A scientist uses a pipette in the laboratory.  (Photographer: Cole Burston/Bloomberg )

With $9 Billion Juno Deal, Celgene Doubles Down on Cancer

(Bloomberg) -- Celgene Corp. made one of its largest deals ever with the $9 billion acquisition of Juno Therapeutics Inc., placing a costly bet on cutting-edge cancer treatments.

Celgene will gain research into a novel class of therapies known as CAR-T that use the body’s own immune system cells to fight cancer. The Summit, New Jersey-based company will pay $87 a share in cash, according to a statement Monday. That’s 91 percent above Juno’s closing price Jan. 16, the last trading day before the Wall Street Journal reported the companies were in talks.

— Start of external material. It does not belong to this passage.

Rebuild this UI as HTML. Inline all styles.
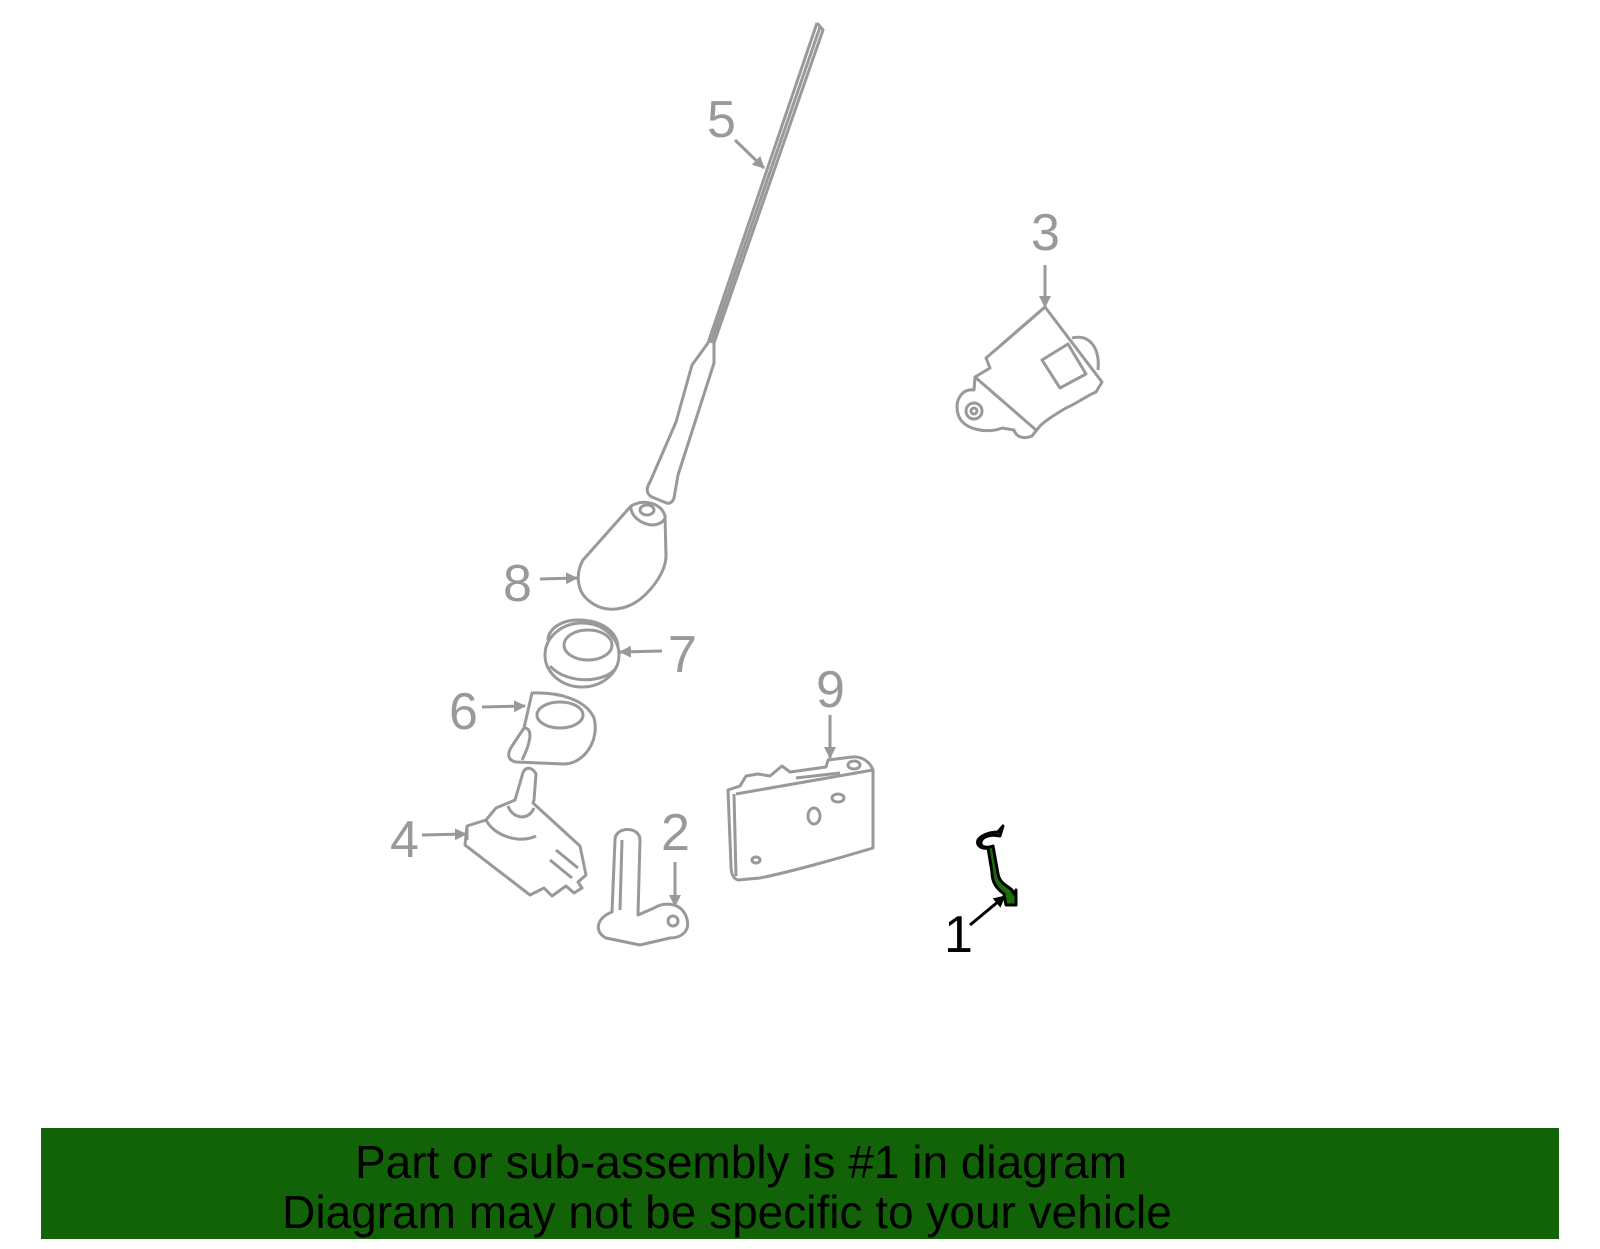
<!DOCTYPE html>
<html><head><style>
html,body{margin:0;padding:0;background:#fff;}
svg{display:block;}
text{font-family:"Liberation Sans",sans-serif;}
</style></head><body>
<svg width="1600" height="1249" viewBox="0 0 1600 1249">
<defs>
<marker id="ag" markerWidth="12" markerHeight="12" refX="11" refY="6" orient="auto" markerUnits="userSpaceOnUse"><path d="M0,0 L12,6 L0,12 Z" fill="#999"/></marker>
<marker id="ab" markerWidth="12" markerHeight="12" refX="11" refY="6" orient="auto" markerUnits="userSpaceOnUse"><path d="M0,0 L12,6 L0,12 Z" fill="#000"/></marker>
</defs>
<g fill="none" stroke="#999" stroke-width="3" stroke-linejoin="round">
<!-- 5 antenna -->
<path d="M817,23 L823,30 L714,343 L714,363 L678,475 L674,498 C672,504 668,504 664,502 L652,497 C646,494 646,488 650,482 L676,422 L692,365 L708,343 L817,23"/>
<path d="M820,27 L711,343"/>
<!-- 8 -->
<path d="M631,506 L583,560 C576,572 576,590 588,600 C604,614 628,612 646,594 C660,580 666,566 666,556 L665,516 C662,504 645,498 631,506 Z"/>
<path d="M631,506 C630,515 640,524 652,525 C660,525 666,520 665,516"/>
<ellipse cx="647" cy="510" rx="7" ry="5"/>
<!-- 7 -->
<ellipse cx="582" cy="655" rx="37" ry="32"/>
<path d="M548,640 C548,630 560,620 578,620 C600,620 616,630 618,646"/>
<ellipse cx="588" cy="645" rx="24" ry="15"/>
<path d="M550,666 C566,684 604,684 616,668"/>
<!-- 6 -->
<path d="M532,693 C560,692 586,700 594,718 C600,740 584,764 564,764 L516,762 C506,760 508,752 512,746 L524,728 Z"/>
<ellipse cx="560" cy="715" rx="23" ry="13"/>
<path d="M524,728 C534,728 530,744 522,760"/>
<!-- 4 -->
<path d="M467,826 L486,820 L496,808 L508,803 L515,800 L522,776 C524,766 532,766 536,774 L534,800 L533,803 L580,846 L586,875 L578,882 L582,888 L574,893 L566,886 L552,896 L544,888 L530,895 L465,845 Z"/>
<path d="M467,826 L467,840"/>
<path d="M486,820 C494,836 520,844 536,836"/>
<path d="M508,806 C512,818 528,822 534,808"/>
<path d="M550,860 L572,878 M556,850 L578,868"/>
<!-- 2 -->
<path d="M615,840 C615,826 640,826 640,840 L638,915 L654,908 C664,902 680,902 686,916 C692,932 680,938 670,938 L640,945 L606,938 C594,932 596,918 612,912 Z"/>
<path d="M622,840 L620,910"/>
<circle cx="673" cy="921" r="5"/>
<!-- 9 -->
<path d="M728,790 L740,786 L746,776 L758,774 L770,776 L782,766 L790,772 L826,767 L828,760 L852,757 C862,756 870,762 873,770 L873,848 C840,858 790,872 760,878 L738,880 C732,878 731,872 731,866 L728,790 Z"/>
<path d="M734,794 L736,876"/>
<path d="M736,794 L873,770"/>
<path d="M796,778 L840,773"/>
<ellipse cx="814" cy="816" rx="6" ry="8"/>
<ellipse cx="838" cy="798" rx="6" ry="4"/>
<ellipse cx="756" cy="860" rx="4" ry="3"/>
<ellipse cx="854" cy="765" rx="6" ry="4"/>
<!-- 3 -->
<path d="M1045,307 L1102,382 L1096,392 C1086,396 1076,404 1066,408 C1056,414 1046,420 1040,426 L1032,436 C1022,440 1016,436 1014,430 L1002,428 C988,434 962,430 958,414 C954,398 964,388 974,390 L975,377 L990,368 L986,358 L1000,346 Z"/>
<path d="M1072,338 C1090,334 1100,348 1098,370"/>
<path d="M1000,346 L1045,307"/>
<path d="M1042,360 L1068,344 L1086,374 L1060,388 Z"/>
<path d="M975,377 L1036,430"/>
<circle cx="974" cy="411" r="8"/>
<circle cx="974" cy="411" r="3"/>
</g>
<!-- part 1 green -->
<path d="M1003,826 L1000,836 C992,834 982,836 981,842 C980,848 988,848 993,846 L998,874 C1000,884 1008,886 1012,890 L1014,894 L1016,890 L1016,905 L1006,905 L1004,894 C996,888 992,882 992,872 L988,848 C982,849 976,846 978,840 C982,834 992,832 998,832 Z" fill="#1b6e0a" stroke="#000" stroke-width="3" stroke-linejoin="round"/>
<g stroke="#999" stroke-width="3" fill="none">
<line x1="735" y1="140" x2="764" y2="168" marker-end="url(#ag)"/>
<line x1="1045" y1="265" x2="1045" y2="307" marker-end="url(#ag)"/>
<line x1="540" y1="579" x2="577" y2="578" marker-end="url(#ag)"/>
<line x1="662" y1="651" x2="620" y2="652" marker-end="url(#ag)"/>
<line x1="482" y1="707" x2="525" y2="706" marker-end="url(#ag)"/>
<line x1="422" y1="835" x2="466" y2="834" marker-end="url(#ag)"/>
<line x1="675" y1="862" x2="675" y2="906" marker-end="url(#ag)"/>
<line x1="830" y1="715" x2="830" y2="758" marker-end="url(#ag)"/>
</g>
<line x1="970" y1="925" x2="1005" y2="896" stroke="#000" stroke-width="3" marker-end="url(#ab)"/>
<g fill="#999" font-size="52">
<text x="707" y="137">5</text>
<text x="1031" y="250">3</text>
<text x="503" y="601">8</text>
<text x="668" y="672">7</text>
<text x="449" y="729">6</text>
<text x="390" y="857">4</text>
<text x="661" y="850">2</text>
<text x="816" y="707">9</text>
</g>
<text x="944" y="952" font-size="52" fill="#000">1</text>
<rect x="41" y="1128" width="1518" height="111" fill="#126307"/>
<g font-size="46" fill="#000" text-anchor="middle">
<text x="741" y="1178">Part or sub-assembly is #1 in diagram</text>
<text x="727" y="1228">Diagram may not be specific to your vehicle</text>
</g>
</svg>
</body></html>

“The clear message from Celgene is that they are making a big bet on the future of cell therapy," said Jefferies analyst Michael Yee, who advises buying Celgene stock. “This transaction could be seen as expensive until they show that this brings something else to the table.”

Celgene is doubling down on cancer drugs after suffering a major setback last year that sent its market value tumbling. The company’s top-selling blood cancer drug, Revlimid, is expected to face competition in about four years, and the failure of a high-profile experimental candidate for Crohn’s disease in a late-stage trial in October heightened the pressure to find new drivers for long-term growth.

The two firms already had ties. They first struck a partnership in 2015 to research cancer treatments, and Celgene is Seattle-based Juno’s largest shareholder, with a stake of about 10 percent.

Juno’s stock rose 27 percent to $86.11 at 9:41 a.m. in New York. Celgene fell 1.6 percent to $100.99.

With $9 Billion Juno Deal, Celgene Doubles Down on Cancer

The deal may signal that health-care M&A is picking up after a sluggish 2017. Just a few hours before the Celgene-Juno transaction was announced on Monday, French giant Sanofi agreed to buy U.S. biotech Bioverativ Inc. for $11.6 billion to add treatments for hemophilia.

The extra activity sent the deals volume in U.S. biotechnology so far this quarter to its highest level since the entire third quarter of 2010, according to data compiled by Bloomberg.

The purchase of Juno, shortly after Celgene agreed to buy Impact Biomedicines Inc. for at least $1.1 billion, is part of Celgene’s plan to help offset lost revenue from Revlimid once copycat drugs are on the market.

CAR-Ts are bespoke treatments that re-engineer the body’s own immune system cells to make them attack cancers, and, so far, they have shown the biggest promise in blood cancers, a disease area in which Celgene specializes.

It’s also a breakthrough field. The first CAR-T to win approval from U.S. regulators was a Novartis AG treatment, last August, followed in October by Yescarta, a product Gilead Sciences Inc. had just bought as part of its $12 billion acquisition of Kite Pharma. 

Solid Tumors

Juno’s JCAR017 is expected to be approved in the U.S. by 2019 and sales will peak at $3 billion beyond 2020, Celgene said. The takeover will allow Celgene to become a leader in the CAR-T area of cancer research, including the potential for the treatment of solid tumors, for which there are no current such therapies on the market, Celgene Chief Executive Officer Mark Alles said in a conference call.

“We want to leapfrog from participating in CAR-T to shaping CAR-T,” he said. “The Juno combination of scientists’ technology, with our interest and our approach to solid tumor drug development, really gives us a chance to be at the forefront of shaping how CAR-T therapy ends up treating solid tumors."

The value of the deal is net of cash and marketable securities held by Juno, and of Juno shares already owned by Celgene. The transaction was approved by the boards of directors of both companies.

The transaction is expected to close in the first quarter. J.P. Morgan Securities LLC is advising Celgene and Morgan Stanley & Co. LLC is working for Juno. Celgene’s legal counsel is Proskauer Rose LLP and Hogan Lovells, while Juno is working with Skadden, Arps, Slate, Meagher and Flom, LLP.